Over the next few days, I reflected on the first time I took a drink and everything that happened in between. I couldn’t believe I hadn’t seen the signs before. By the end of that weekend, I couldn’t even finish my mimosa at brunch. I knew that the way I was living was not working, and I wanted what my friends had. I knew I needed to find a new way, even if I was unsure of what this journey would yield.
Pushing Through Barriers
According to the National Council on Alcoholism and Drug Dependence, alcoholism affects 17.6 million people in the United States alone. And, according to research from the National Institute on Alcohol Abuse and Alcoholism, women encounter more alcohol-related problems than men at lower drinking levels for a variety of reasons. Women tend to weigh less than men and carry less water in their bodies pound for pound, so the blood alcohol concentration is higher with the same amount of drinks. When it comes to women’s consumption of alcohol, experts recommend low-risk drinking limits at no more than seven drinks per week and no more than three drinks on any single day. Alcoholism is a progressive disease. I do believe that had I continued on the path that I was on, it would have gotten much worse with time.
At first I was hesitant to go join a recovery program. I didn’t want to rearrange my schedule—how could I fit that into my already busy New York life? Once again my spiritual director told me that if I didn’t properly work the program, I would just end up a “dry drunk,” no longer drinking but still trapped in addictive dysfunction. What I found in the program, when I finally let go of my ego, were people of all types—men and women, young and old, Catholics, Muslims, agnostics, every race and size, rich and poor, stay-at-home mothers, Wall Street bankers, homeless men. There was a place for everyone. It even had a place for me—the woman who never felt like she fit in anywhere.

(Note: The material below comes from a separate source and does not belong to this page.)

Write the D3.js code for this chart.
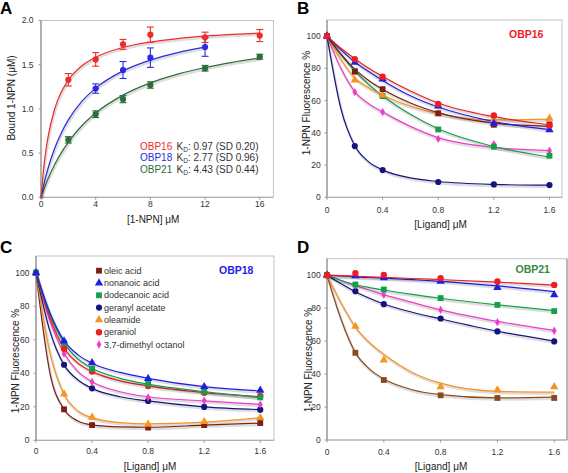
<!DOCTYPE html>
<html><head><meta charset="utf-8">
<script src="https://cdn.jsdelivr.net/npm/d3@7"></script>
<style>body{margin:0;background:#fff}svg{display:block}text{font-family:Arial,"Liberation Sans",sans-serif}</style>
</head><body><svg id="c" width="568" height="473"></svg>
<script>
// ---------- Panel A data ----------
const npnConc = [2, 4, 6, 8, 12, 16];
const obp16Bound = [1.33, 1.56, 1.73, 1.84, 1.81, 1.83];
const obp16Sd = [0.07, 0.077, 0.056, 0.086, 0.058, 0.068];
const obp18Bound = [null, 1.23, 1.44, 1.58, 1.70, null];
const obp18Sd = [null, 0.053, 0.096, 0.11, 0.105, null];
const obp21Bound = [0.65, 0.94, 1.11, 1.27, 1.46, 1.59];
const obp21Sd = [0.036, 0.038, 0.04, 0.036, 0.032, 0.028];
const fitNpn = [0, 0.25, 0.5, 1, 1.5, 2, 3, 4, 6, 8, 10, 12, 14, 16];
const obp16BoundFit = [0, 0.404, 0.67, 1.0, 1.196, 1.327, 1.489, 1.585, 1.696, 1.757, 1.796, 1.823, 1.842, 1.857];
const obp18BoundFit = [0, 0.173, 0.32, 0.554, 0.734, 0.876, 1.087, 1.235, 1.43, 1.552, 1.637, 1.698];
const obp21BoundFit = [0, 0.107, 0.204, 0.37, 0.508, 0.625, 0.812, 0.954, 1.156, 1.294, 1.393, 1.468, 1.527, 1.574];
const proteinNames = ["OBP16", "OBP18", "OBP21"];
const kdTexts = [": 0.97 (SD 0.20)", ": 2.77 (SD 0.96)", ": 4.43 (SD 0.44)"];
const boundTicks = [0, 0.5, 1.0, 1.5, 2.0];
const npnTicks = [0, 4, 8, 12, 16];

// ---------- Panels B, C, D data ----------
const ligands = ["oleic acid", "nonanoic acid", "dodecanoic acid", "geranyl acetate", "oleamide", "geraniol", "3,7-dimethyl octanol"];
const ligandConc = [0, 0.2, 0.4, 0.8, 1.2, 1.6];
const fitConc = [0, 0.1, 0.2, 0.3, 0.4, 0.6, 0.8, 1.2, 1.6];
const fluorTicks = [0, 20, 40, 60, 80, 100];
const ligandTicks = [0, 0.4, 0.8, 1.2, 1.6];

const obp16Fluor = [
  [100, 77.9, 67.1, 52.1, 45.0, 45.2],
  [100, 83.7, 73.3, 56.6, 45.9, 41.9],
  [100, 78.5, 62.8, 42.1, 31.4, 25.8],
  [100, 31.8, 16.9, 9.5, 8.0, 7.6],
  [100, 72.7, 63.4, 51.7, 47.9, 49.0],
  [100, 85.7, 74.8, 57.9, 50.8, 44.6],
  [100, 65.3, 52.9, 36.2, 33.0, 28.9]
];
const obp16Fit = [
  [100, 89, 79.5, 72.5, 67, 58.5, 52.5, 46, 44],
  [100, 91.5, 84, 78, 72.5, 63, 56, 47, 42],
  [100, 88.5, 78.5, 70, 63, 51.5, 42.5, 31.5, 25],
  [100, 55, 32, 22, 17, 12, 9.8, 8, 7.5],
  [100, 85.5, 74, 68, 63.5, 56.5, 52, 48, 48.5],
  [100, 92.5, 86, 80, 75, 66, 58.5, 50, 45],
  [100, 80, 65.5, 58, 53, 44, 37, 31, 29]
];
const obp18Fluor = [
  [100, 18.5, 9.1, 7.6, 9.1, 10.3],
  [100, 59.2, 46.3, 36.8, 32.0, 29.8],
  [100, 58.0, 42.7, 33.6, 29.0, 25.6],
  [100, 45.1, 31.0, 23.5, 19.9, 18.3],
  [100, 27.6, 13.7, 9.5, 11.1, 13.5],
  [100, 54.7, 41.0, 32.4, 28.4, 26.4],
  [100, 51.7, 34.8, 25.6, 23.7, 21.3]
];
const obp18Fit = [
  [100, 40, 18.5, 11.5, 9.2, 8, 7.8, 9, 10.3],
  [100, 76, 59.5, 51, 46, 40.5, 37, 32, 29.5],
  [100, 75, 58, 48.5, 43, 37, 33.5, 29, 25.5],
  [100, 65, 45, 36, 31, 26, 23.5, 20, 18.3],
  [100, 52, 27.5, 17.5, 13.5, 10.5, 9.8, 10.8, 13.5],
  [100, 73, 55, 46, 41, 35.5, 32.5, 28.5, 26],
  [100, 71, 52, 41, 35, 29, 26, 23.5, 21.5]
];
const obp21Fluor = [
  [100, 52.9, 36.4, 27.1, 25.5, 25.5],
  [100, 99.6, 98.4, 96.2, 92.5, 88.1],
  [100, 94.3, 91.3, 86.1, 82.0, 78.2],
  [100, 90.3, 82.4, 73.7, 65.9, 59.8],
  [100, 68.9, 48.5, 32.3, 30.3, 32.3],
  [100, 101.2, 100.2, 98.2, 96.2, 94.1],
  [100, 93.9, 88.1, 79.0, 71.5, 66.3]
];
const obp21Fit = [
  [100, 73, 53, 43, 37, 30.5, 27.5, 25.5, 26],
  [100, 99.5, 99, 98.6, 98.2, 97.3, 96.3, 93.5, 90],
  [100, 96.8, 94.2, 92.5, 91, 88.3, 86, 82, 78.5],
  [100, 94.8, 90, 86, 82.5, 77.5, 73.5, 66, 60],
  [100, 83, 68.5, 59, 52, 41, 34.5, 29.5, 29],
  [100, 99.7, 99.4, 99, 98.7, 98, 97.3, 95.8, 94],
  [100, 96.8, 93.8, 91, 88.2, 83.5, 79, 72, 66.5]
];

// ---------- styles ----------
const ligandColors = ["#7e1f16", "#1e1ee6", "#12a04a", "#14147e", "#f7931e", "#ee1c24", "#f03ccc"];
const ligandColorsD = ["#8a4a1e", "#1e1ee6", "#12a04a", "#14147e", "#f7931e", "#ee1c24", "#f03ccc"];
const ligandShapes = [d3.symbolSquare, d3.symbolTriangle, d3.symbolSquare, d3.symbolCircle, d3.symbolTriangle, d3.symbolCircle, d3.symbolDiamond];
const shapeSizes = [34, 30, 34, 30, 30, 32, 20];
const proteinColors = ["#ee2b2b", "#2a2ae0", "#2b6e3a"];

const svg = d3.select("#c");
const tickColor = "#333";

function frame(g, x, y, opt) {
  const [x0, x1] = x.range();
  const [y1, y0] = y.range();
  g.append("rect").attr("x", x0).attr("y", y0).attr("width", x1 - x0).attr("height", y1 - y0)
    .attr("fill", "none").attr("stroke", "#c4c4c4").attr("stroke-width", 1);
  g.append("line").attr("x1", x0).attr("x2", x0).attr("y1", y0).attr("y2", y1).attr("stroke", "#808080");
  g.append("line").attr("x1", x0).attr("x2", x1).attr("y1", y1).attr("y2", y1).attr("stroke", "#a8a8a8");
  if (opt.rightDark) g.append("line").attr("x1", x1).attr("x2", x1).attr("y1", y0).attr("y2", y1).attr("stroke", "#909090");
  // y ticks
  const yt = g.append("g");
  opt.yTicks.forEach(v => {
    yt.append("line").attr("x1", x0 - 2.5).attr("x2", x0).attr("y1", y(v)).attr("y2", y(v)).attr("stroke", "#999");
    yt.append("text").attr("x", x0 - opt.yPad).attr("y", y(v)).attr("dy", "0.35em")
      .attr("text-anchor", "end").attr("font-size", 8.5).attr("fill", tickColor).text(opt.yFmt(v));
  });
  const xt = g.append("g");
  opt.xTicks.forEach(v => {
    xt.append("line").attr("x1", x(v)).attr("x2", x(v)).attr("y1", y1).attr("y2", y1 + 2.5).attr("stroke", "#999");
    xt.append("text").attr("x", x(v)).attr("y", y1 + opt.xPad).attr("dy", "0.35em")
      .attr("text-anchor", "middle").attr("font-size", 8.5).attr("fill", tickColor).text(opt.xFmt(v));
  });
  g.append("text").attr("x", (x0 + x1) / 2 + (opt.xLabelDx || 0)).attr("y", opt.xLabelY).attr("dy", "0.35em")
    .attr("text-anchor", "middle").attr("font-size", 10).attr("fill", "#222").text(opt.xLabel);
  g.append("text").attr("transform", `translate(${opt.yLabelX},${opt.yLabelY}) rotate(-90)`).attr("dy", "0.35em")
    .attr("text-anchor", "middle").attr("font-size", 10).attr("fill", "#222").text(opt.yLabel);
}

function curve(g, pts, color) {
  const line = d3.line().x(d => d[0]).y(d => d[1]).curve(d3.curveMonotoneX);
  g.append("path").attr("d", line(pts)).attr("transform", "translate(0.8,1.6)")
    .attr("fill", "none").attr("stroke", "#000").attr("stroke-opacity", 0.13).attr("stroke-width", 2.6);
  g.append("path").attr("d", line(pts)).attr("fill", "none").attr("stroke", color).attr("stroke-width", 1.2);
}

function panelLetter(t, x, y) {
  svg.append("text").attr("x", x).attr("y", y).attr("font-size", 17).attr("font-weight", "bold").attr("fill", "#000").text(t);
}

// ---------- Panel A ----------
{
  const g = svg.append("g");
  const x = d3.scaleLinear().domain([0, 17]).range([41, 273.4]);
  const y = d3.scaleLinear().domain([0, 2.0]).range([197.3, 20.5]);
  frame(g, x, y, {
    yTicks: boundTicks, xTicks: npnTicks, yPad: 7.5, xPad: 6.5,
    yFmt: d3.format(".1f"), xFmt: d3.format("d"),
    xLabel: "[1-NPN] \u03BCM", xLabelY: 219, xLabelDx: -4,
    yLabel: "Bound 1-NPN (\u03BCM)", yLabelX: 11, yLabelY: 98
  });
  const fits = [obp16BoundFit, obp18BoundFit, obp21BoundFit];
  const vals = [obp16Bound, obp18Bound, obp21Bound];
  const sds = [obp16Sd, obp18Sd, obp21Sd];
  [2, 1, 0].forEach(i => {
    curve(g, fits[i].map((v, k) => [x(fitNpn[k]), y(v)]), proteinColors[i]);
  });
  [2, 1, 0].forEach(i => {
    vals[i].forEach((v, k) => {
      if (v == null) return;
      const cx = x(npnConc[k]), lo = y(v - sds[i][k]), hi = y(v + sds[i][k]);
      g.append("line").attr("x1", cx).attr("x2", cx).attr("y1", lo).attr("y2", hi).attr("stroke", proteinColors[i]).attr("stroke-width", 1.1);
      g.append("line").attr("x1", cx - 3.5).attr("x2", cx + 3.5).attr("y1", lo).attr("y2", lo).attr("stroke", proteinColors[i]).attr("stroke-width", 1.1);
      g.append("line").attr("x1", cx - 3.5).attr("x2", cx + 3.5).attr("y1", hi).attr("y2", hi).attr("stroke", proteinColors[i]).attr("stroke-width", 1.1);
      g.append("circle").attr("cx", cx).attr("cy", y(v)).attr("r", 3.1).attr("fill", proteinColors[i]);
    });
  });
  proteinNames.forEach((n, i) => {
    const ty = 150 + i * 11.3;
    g.append("text").attr("x", 140).attr("y", ty).attr("font-size", 10).attr("fill", proteinColors[i]).text(n);
    const t = g.append("text").attr("x", 176.5).attr("y", ty).attr("font-size", 10).attr("fill", "#333");
    t.append("tspan").text("K");
    t.append("tspan").attr("font-size", 6.5).attr("dy", 2).text("D");
    t.append("tspan").attr("dy", -2).text(kdTexts[i]);
  });
  panelLetter("A", 0, 14);
}

function fluorPanel(cfg) {
  const g = svg.append("g");
  const x = d3.scaleLinear().domain([0, cfg.xmax]).range([cfg.x0, cfg.x1]);
  const y = d3.scaleLinear().domain([0, 110]).range([cfg.y1, cfg.y0]);
  frame(g, x, y, {
    yTicks: fluorTicks, xTicks: ligandTicks, yPad: cfg.yPad, xPad: cfg.xPad,
    yFmt: d3.format("d"), xFmt: v => v === 0 ? "0" : d3.format(".1f")(v),
    xLabel: "[Ligand] \u03BCM", xLabelY: cfg.xLabelY, xLabelDx: cfg.xLabelDx,
    yLabel: "1-NPN Fluorescence %", yLabelX: cfg.yLabelX, yLabelY: cfg.yLabelY,
    rightDark: cfg.rightDark
  });
  const colors = cfg.colors;
  cfg.order.forEach(i => {
    curve(g, cfg.fit[i].map((v, k) => [x(fitConc[k]), y(v)]), colors[i]);
  });
  cfg.order.forEach(i => {
    cfg.vals[i].forEach((v, k) => {
      g.append("path").attr("d", d3.symbol(ligandShapes[i], shapeSizes[i])())
        .attr("transform", `translate(${x(ligandConc[k])},${y(v)})`).attr("fill", colors[i]);
    });
  });
  g.append("text").attr("x", cfg.titleX).attr("y", cfg.titleY).attr("font-size", 10.5).attr("font-weight", "bold")
    .attr("fill", cfg.titleColor).text(cfg.title);
  panelLetter(cfg.letter, cfg.letterX, cfg.letterY);
  return g;
}

// ---------- Panel B ----------
fluorPanel({
  x0: 327, x1: 562, xmax: 1.69, y0: 20, y1: 197.3, yPad: 6.3, xPad: 12.3,
  xLabelY: 224, xLabelDx: -4, yLabelX: 306.5, yLabelY: 103,
  vals: obp16Fluor, fit: obp16Fit, colors: ligandColors, order: [3, 6, 2, 4, 0, 1, 5],
  title: "OBP16", titleColor: "#ee1c24", titleX: 509, titleY: 38,
  letter: "B", letterX: 297, letterY: 14
});

// ---------- Panel C ----------
const gC = fluorPanel({
  x0: 36, x1: 274, xmax: 1.698, y0: 256, y1: 440.3, yPad: 6.5, xPad: 10.5,
  xLabelY: 466, xLabelDx: -5, yLabelX: 15, yLabelY: 361,
  vals: obp18Fluor, fit: obp18Fit, colors: ligandColors, order: [0, 4, 3, 6, 5, 2, 1],
  title: "OBP18", titleColor: "#1e1ee6", titleX: 219, titleY: 273.5,
  letter: "C", letterX: 0, letterY: 252.5
});
ligands.forEach((n, i) => {
  const ly = 270.7 + i * 12.3;
  gC.append("path").attr("d", d3.symbol(ligandShapes[i], shapeSizes[i])())
    .attr("transform", `translate(99,${ly})`).attr("fill", ligandColors[i]);
  gC.append("text").attr("x", 104).attr("y", ly).attr("dy", "0.35em").attr("font-size", 9).attr("fill", "#333").text(n);
});

// ---------- Panel D ----------
fluorPanel({
  x0: 327, x1: 567, xmax: 1.69, y0: 258.7, y1: 440, yPad: 6.3, xPad: 11.7,
  xLabelY: 466, xLabelDx: -6, yLabelX: 308, yLabelY: 360, rightDark: true,
  vals: obp21Fluor, fit: obp21Fit, colors: ligandColorsD, order: [0, 4, 3, 6, 2, 1, 5],
  title: "OBP21", titleColor: "#3a8a3a", titleX: 515.5, titleY: 273,
  letter: "D", letterX: 297, letterY: 253.3
});
</script></body></html>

I am still figuring it out. But now I am a person in recovery, and that has changed everything. I have found a circle of amazing people who support me. Alcohol is no longer the medicine for my fear or anxieties. I have learned how to practice contrary action—to do the opposite that seems natural to me, such as putting out my hand to meet someone new when I would rather sit alone. I have learned how to have deep friendships with other women without judgment or jealousy. I have learned to rely on a deep interior and spiritual life and to reflect at the end of my day and make changes accordingly. I have learned how to go on a date without alcohol and how to reach out for help when I need it.

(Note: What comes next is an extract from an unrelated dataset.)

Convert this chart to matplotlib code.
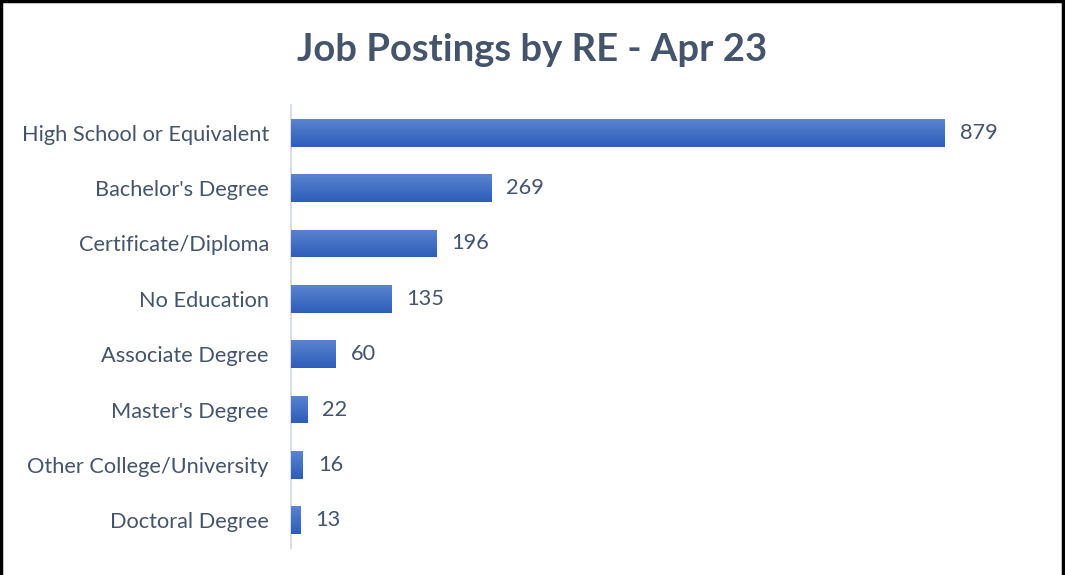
import matplotlib.pyplot as plt
import numpy as np
from matplotlib.colors import LinearSegmentedColormap

categories = ["High School or Equivalent", "Bachelor's Degree", "Certificate/Diploma",
              "No Education", "Associate Degree", "Master's Degree",
              "Other College/University", "Doctoral Degree"]
postings = [879, 269, 196, 135, 60, 22, 16, 13]

title = "Job Postings by RE - Apr 23"
text_color = "#44546A"

plt.rcParams['font.family'] = ['Lato', 'DejaVu Sans']

fig = plt.figure(figsize=(10.65, 5.75), dpi=100)
# plot area in pixels: x 291..1040, y 105..548 (from top)
ax = fig.add_axes([291 / 1065, (575 - 548) / 575, (1040 - 291) / 1065, (548 - 105) / 575])

y = np.arange(len(categories))
bars = ax.barh(y, postings, height=0.5, color="#4472C4", edgecolor="none", zorder=2)

# vertical gradient on each bar, lighter at the top
grad = LinearSegmentedColormap.from_list("bar", ["#5B84D0", "#2D5DBA"])
gimg = np.linspace(0, 1, 64).reshape(-1, 1)
for b in bars:
    x0, y0 = b.get_x(), b.get_y()
    w, h = b.get_width(), b.get_height()
    im = ax.imshow(gimg, cmap=grad, aspect="auto", origin="upper",
                   extent=[x0, x0 + w, y0 + h, y0], zorder=3)
    im.set_clip_path(b)

for yi, v in zip(y, postings):
    ax.text(v + 20, yi, str(v), va="center", ha="left", fontsize=15.7, color=text_color)

ax.set_xlim(0, 1007)
ax.set_ylim(len(categories) - 0.5, -0.5)
ax.set_yticks(y)
ax.set_yticklabels(categories, fontsize=15.7, color=text_color)
ax.tick_params(axis="y", length=0, pad=16)
ax.set_xticks([])

for s in ["top", "right", "bottom"]:
    ax.spines[s].set_visible(False)
ax.spines["left"].set_color("#D9DDE6")
ax.spines["left"].set_linewidth(1.5)

fig.text(532 / 1065, 1 - 50 / 575, title, ha="center", va="center",
         fontsize=27.5, fontweight="bold", color=text_color)

# outer frame: left, top, right (bottom is cut off)
fig.add_artist(plt.Line2D([0.001, 0.001], [0, 0.998], transform=fig.transFigure, color="black", lw=2.5))
fig.add_artist(plt.Line2D([0, 1], [0.998, 0.998], transform=fig.transFigure, color="black", lw=2.5))
fig.add_artist(plt.Line2D([0.9985, 0.9985], [0, 0.998], transform=fig.transFigure, color="black", lw=2.5))

fig.savefig("out.png", dpi=100)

Last year, I continued my recovery journey with yet another bold step. I left my safe job in New York and moved to Los Angeles to start my own design company. Being sober and working the Twelve Steps has taught me to choose what is good for me instead of taking what comes along—whether a man or a job. I would have never been able to start my own business if I hadn’t started recovery first. This week, as I sat at my desk in my new art studio, my heart filled with gratitude for the ways that I am provided for when I show up and do the work in my sobriety.

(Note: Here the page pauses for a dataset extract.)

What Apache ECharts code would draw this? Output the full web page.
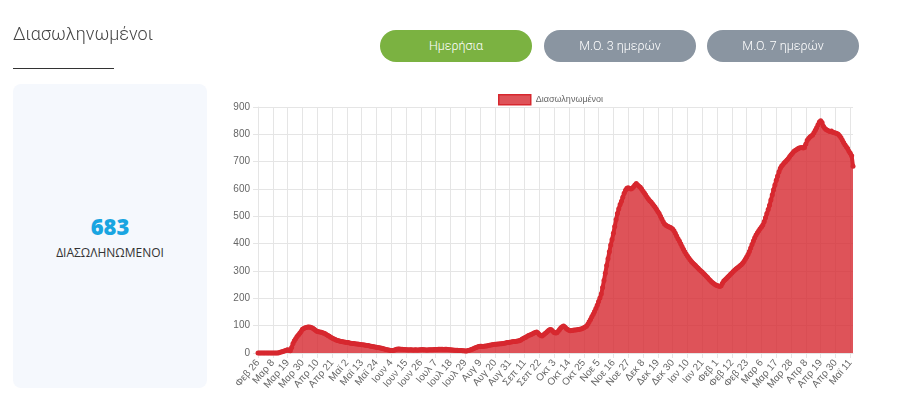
<!DOCTYPE html>
<html>
<head>
<meta charset="utf-8">
<script src="https://cdn.jsdelivr.net/npm/echarts@6/dist/echarts.min.js"></script>
<style>
  html, body { margin: 0; padding: 0; background: #fff; }
  #wrap { position: relative; width: 900px; height: 417px; overflow: hidden; }
  #chart { position: absolute; left: 0; top: 0; width: 900px; height: 417px; }
  .title { position: absolute; left: 13px; top: 23px; font-family: Roboto, sans-serif; font-weight: 300; font-size: 18px; color: #444; }
  .rule { position: absolute; left: 13px; top: 68px; width: 101px; height: 1px; background: #333; }
  .btn { position: absolute; top: 30px; width: 152px; height: 32px; border-radius: 16px; color: #fff;
         font-family: Roboto, sans-serif; font-weight: 300; font-size: 12.5px; line-height: 32px; text-align: center; }
  .card { position: absolute; left: 13px; top: 84px; width: 194px; height: 304px; border-radius: 8px; background: #f5f8fd; }
  .num { position: absolute; left: 0; width: 194px; top: 127px; text-align: center; font-family: "Open Sans", sans-serif;
         font-weight: 800; font-size: 22px; color: #19a5e1; }
  .lbl { position: absolute; left: 0; width: 194px; top: 160px; text-align: center; font-family: "Open Sans", sans-serif;
         font-size: 12px; color: #333; }
</style>
</head>
<body>
<div id="wrap">
  <div class="card"><div class="num">683</div><div class="lbl">ΔΙΑΣΩΛΗΝΩΜΕΝΟΙ</div></div>
  <div id="chart"></div>
  <div class="title">Διασωληνωμένοι</div>
  <div class="rule"></div>
  <div class="btn" style="left:380px;background:#7bb241;">Ημερήσια</div>
  <div class="btn" style="left:544px;background:#8a95a1;">Μ.Ο. 3 ημερών</div>
  <div class="btn" style="left:707px;background:#8a95a1;">Μ.Ο. 7 ημερών</div>
</div>
<script>
// ημερήσιες τιμές διασωληνωμένων, από 26 Φεβ 2020
var monthsGr = ['Ιαν', 'Φεβ', 'Μαρ', 'Απρ', 'Μαϊ', 'Ιουν', 'Ιουλ', 'Αυγ', 'Σεπ', 'Οκτ', 'Νοε', 'Δεκ'];
var startDate = Date.UTC(2020, 1, 26);

var feb2020 = [0, 0, 0, 0];
var mar2020 = [0, 0, 0, 0, 0, 0, 0, 0, 0, 0, 0, 0, 2, 4, 5, 6, 8, 10, 12, 10, 8, 20, 35, 45, 52, 60, 66, 72, 79, 87, 90];
var apr2020 = [92, 93, 95, 95, 94, 92, 90, 86, 82, 79, 78, 77, 76, 74, 72, 70, 67, 64, 61, 58, 55, 52, 50, 48, 46, 45, 43, 42, 41, 40];
var may2020 = [39, 38, 38, 37, 36, 35, 35, 34, 33, 33, 32, 31, 30, 30, 29, 28, 27, 27, 26, 25, 24, 23, 22, 21, 20, 19, 18, 17, 16, 15, 13];
var jun2020 = [12, 11, 10, 9, 9, 10, 12, 14, 15, 15, 14, 14, 13, 13, 12, 12, 11, 12, 12, 11, 11, 12, 11, 11, 12, 12, 13, 12, 12, 11];
var jul2020 = [11, 12, 12, 12, 12, 13, 13, 13, 14, 14, 14, 14, 13, 14, 14, 13, 12, 12, 11, 11, 10, 10, 10, 9, 9, 9, 8, 8, 7, 7, 9];
var aug2020 = [10, 12, 14, 16, 18, 20, 22, 24, 25, 25, 24, 25, 26, 26, 27, 28, 29, 30, 31, 32, 32, 33, 33, 34, 34, 35, 36, 37, 38, 38, 39];
var sep2020 = [40, 41, 42, 42, 43, 44, 45, 47, 50, 53, 56, 58, 61, 64, 66, 68, 70, 73, 75, 77, 73, 68, 64, 62, 66, 70, 74, 79, 83, 86];
var oct2020 = [85, 80, 75, 73, 74, 80, 86, 92, 96, 99, 95, 90, 86, 83, 81, 82, 83, 84, 84, 85, 86, 87, 88, 90, 92, 95, 98, 105, 114, 123, 133];
var nov2020 = [142, 152, 163, 175, 188, 201, 216, 240, 265, 292, 320, 345, 370, 395, 415, 438, 463, 488, 510, 528, 543, 555, 570, 584, 595, 603, 605, 602, 600, 603];
var dec2020 = [608, 615, 620, 615, 610, 606, 600, 592, 585, 578, 570, 563, 557, 552, 546, 540, 533, 526, 518, 510, 500, 490, 480, 472, 467, 465, 462, 460, 457, 454, 447];
var jan2021 = [438, 428, 418, 410, 400, 390, 380, 370, 362, 355, 348, 341, 335, 329, 325, 320, 315, 310, 305, 300, 296, 291, 286, 281, 276, 270, 265, 260, 256, 252, 249];
var feb2021 = [247, 245, 243, 246, 255, 263, 268, 273, 278, 283, 288, 293, 298, 303, 307, 311, 315, 319, 323, 328, 335, 343, 351, 360, 371, 384, 397, 410];
var mar2021 = [422, 432, 440, 447, 455, 461, 468, 480, 495, 510, 525, 541, 560, 578, 597, 615, 632, 648, 663, 676, 684, 690, 696, 701, 706, 712, 719, 725, 731, 737, 741];
var apr2021 = [744, 747, 750, 751, 752, 750, 752, 765, 778, 785, 790, 794, 798, 806, 815, 824, 835, 845, 850, 843, 830, 822, 818, 815, 812, 810, 812, 808, 806, 805];
var may2021 = [803, 800, 795, 788, 779, 770, 762, 755, 748, 738, 731, 722, 683];

var values = [].concat(feb2020, mar2020, apr2020, may2020, jun2020, jul2020, aug2020,
    sep2020, oct2020, nov2020, dec2020, jan2021, feb2021, mar2021, apr2021, may2021);

var categories = values.map(function (v, i) {
    var d = new Date(startDate + i * 86400000);
    return monthsGr[d.getUTCMonth()] + ' ' + d.getUTCDate();
});

var chart = echarts.init(document.getElementById('chart'), null, { renderer: 'canvas' });
var gridColor = '#e5e5e5';

chart.setOption({
    animation: false,
    textStyle: { fontFamily: 'Liberation Sans, Arial, sans-serif' },
    legend: {
        left: 493,
        top: 89,
        icon: 'rect',
        itemWidth: 32,
        itemHeight: 10,
        itemGap: 10,
        itemStyle: { color: 'rgba(214,40,47,0.8)', borderColor: '#d7282f', borderWidth: 1.5 },
        textStyle: { fontSize: 9, color: '#666', padding: [0, 0, 0, 0] },
        data: ['Διασωληνωμένοι']
    },
    grid: { left: 258, right: 47, top: 107, bottom: 64, containLabel: false },
    xAxis: {
        type: 'category',
        boundaryGap: false,
        data: categories,
        axisLine: { show: true, lineStyle: { color: gridColor, width: 1 } },
        axisTick: { show: true, interval: 10, length: 5, lineStyle: { color: gridColor } },
        axisLabel: { interval: 10, rotate: 50, fontSize: 10, color: '#666', margin: 8 },
        splitLine: { show: true, interval: 10, lineStyle: { color: gridColor, width: 1 } }
    },
    yAxis: {
        type: 'value',
        min: 0,
        max: 900,
        interval: 100,
        axisLine: { show: true, lineStyle: { color: gridColor, width: 1 } },
        axisTick: { show: true, length: 5, lineStyle: { color: gridColor } },
        axisLabel: { fontSize: 10, color: '#666', margin: 8 },
        splitLine: { show: true, lineStyle: { color: gridColor, width: 1 } }
    },
    series: [{
        name: 'Διασωληνωμένοι',
        type: 'line',
        data: values,
        symbol: 'circle',
        symbolSize: 5,
        showAllSymbol: true,
        itemStyle: { color: '#d7282f' },
        lineStyle: { color: '#d7282f', width: 4 },
        areaStyle: { color: 'rgba(214,40,47,0.8)', opacity: 1 }
    }]
});
</script>
</body>
</html>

I recently visited New York on a work trip and saw my closest friend there. “You’ve changed,” she said. “You are so calm and joyful.” I owe that to my recovery and my fellows who also show up and teach me so much about life. Being sober doesn’t mean that everything in life is perfect; I still experience the ups and the downs, the heartbreaks and the celebrations. But it means that I am able to be in the present and to embrace the emotions that come. In sobriety, I grow through the wonder and the struggle each day. My recovery has taught me an easier, softer way.